My personal definition of love is the acceptance of all that is, exactly as it is.

This is a lovely principle in theory, but deeply challenging to live when it comes to self love, because no one else knows us the way we know ourselves, and no one else can see the dark corners of our psyches the way we can, and no one else feels the shame for our past actions like we do.

It's the opportunity (and the invitation) of a lifetime to realise that we're all in this together, and that the purpose of life in many ways is to use the experience to navigate back to true love for ourselves and others.

This is not to say that you shouldn't have boundaries for yourself and others, or that you shouldn't want yourself or others to do better or change their ways, but the energy that underpins these "improvements" can be that of love. Having accepted what is, these changes become a playful creative expression of life's potential, the lack of which doesn't result in a loss of love. Easy to say, very hard to do.

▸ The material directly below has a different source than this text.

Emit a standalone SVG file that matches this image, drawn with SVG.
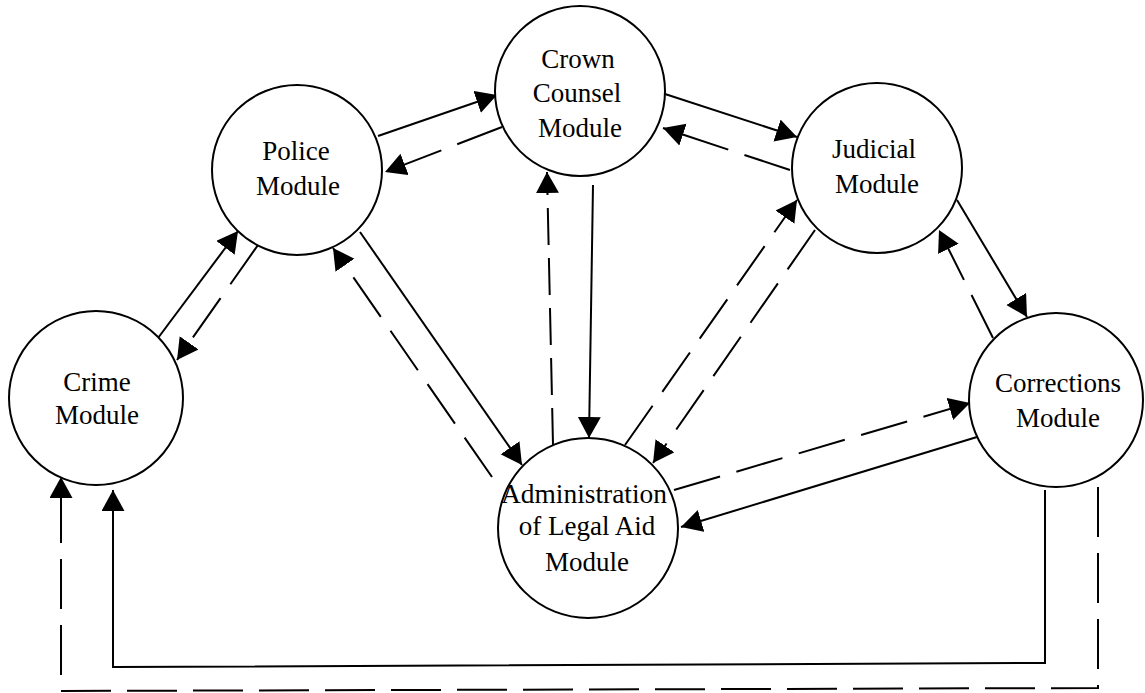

On this path of self acceptance, we will be called to do a lot of things which seem counter-intuitive. Most especially, we will be called to accept that there never has been, and never will be, another you. That alone is worth celebrating, that alone is worth loving, and that alone is worthy of acceptance. Our perfectly imperfect expression of life, with all of the baggage we've accumulated, could not be any other way than it is. Here we are. Can we love ourselves right now, and navigate our future from this place of acceptance?

I've been starting every day with this 15-minute priming exercise by Tony Robbins. It includes a bit of breath work, loving kindness, gratitude and visualisation. It's a great exercise to get your body and mind into the state of love and appreciation first thing in the morning before the momentum of the day sweeps you into everyone else's business. This state shift on a daily basis can act as a catalyst for the love and acceptance you show yourself every day.

When you accept yourself, the rejection of others is experienced as an interesting turn in your life rather than a fundamental threat to who you are. When you accept yourself, you will bring more of your innate potential into this world, and refrain from hiding in the shadows of life that feel safe. When you accept yourself, you will be able to accept others, and enable them to step into their potential.

Self acceptance is a choice, not a gift.